Set in Oklahoma in the 1920s, the story revolves around the Osage Indian tribe's rise to success after discovering oil in their ancestral lands. Any success, be it earned or achieved is always riddled with long tedious murky struggles. In other words, everything comes at a price.
Ernest Burkhart (Leonardo di Caprio) is a second World War veteran who returns home in Oklahoma to stay with his uncle Bill (Robert de Niro) and his brother Byron (Scott Shepard). Eager to make his mark after the gruelling war, he hits the jackpot when he meets Mollie (Lily Gladstone). She is a wealthy Osage lady with rights to oil profits from her land. Soon enough, Ernest and Mollie marry and start a family. Yet the question lingers, did he marry her for love or for her oil rights?

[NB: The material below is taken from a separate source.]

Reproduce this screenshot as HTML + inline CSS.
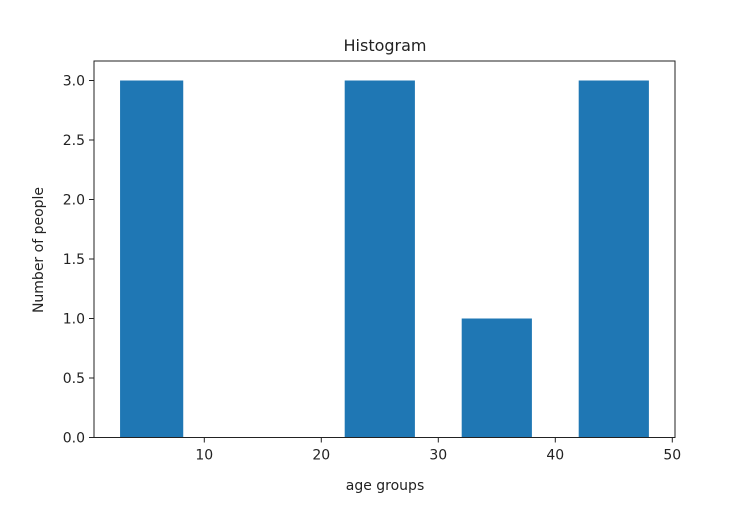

Volatile times abound as some Osage tribe members are murdered under mysterious circumstances and Mollie is determined to get to the bottom of these unsolved cases. Voilence, mayhem, power grabbing, and intrigues are the norm in Osage nation as affluence can corrupt the hearts of greedy, unscrupulous even God fearing men (and women).
Running at 3 hours and 26 minutes with several characters thrown into the mix, dialogue in English, some French and the Osage dialect and a vivid cinematography of the Oklahome landscape, in essence the film efficiently chronicled the trials and tribulations of the Osage nation. From a state of hopelessness to sudden boom with the discovery of oil. From being respected members of society to being taken advantage of and even murdered by selfish, greedy 'white people'. This film had all the tell-tale signs for a good caliber movie, too bad it took over 3 long hours to make its point.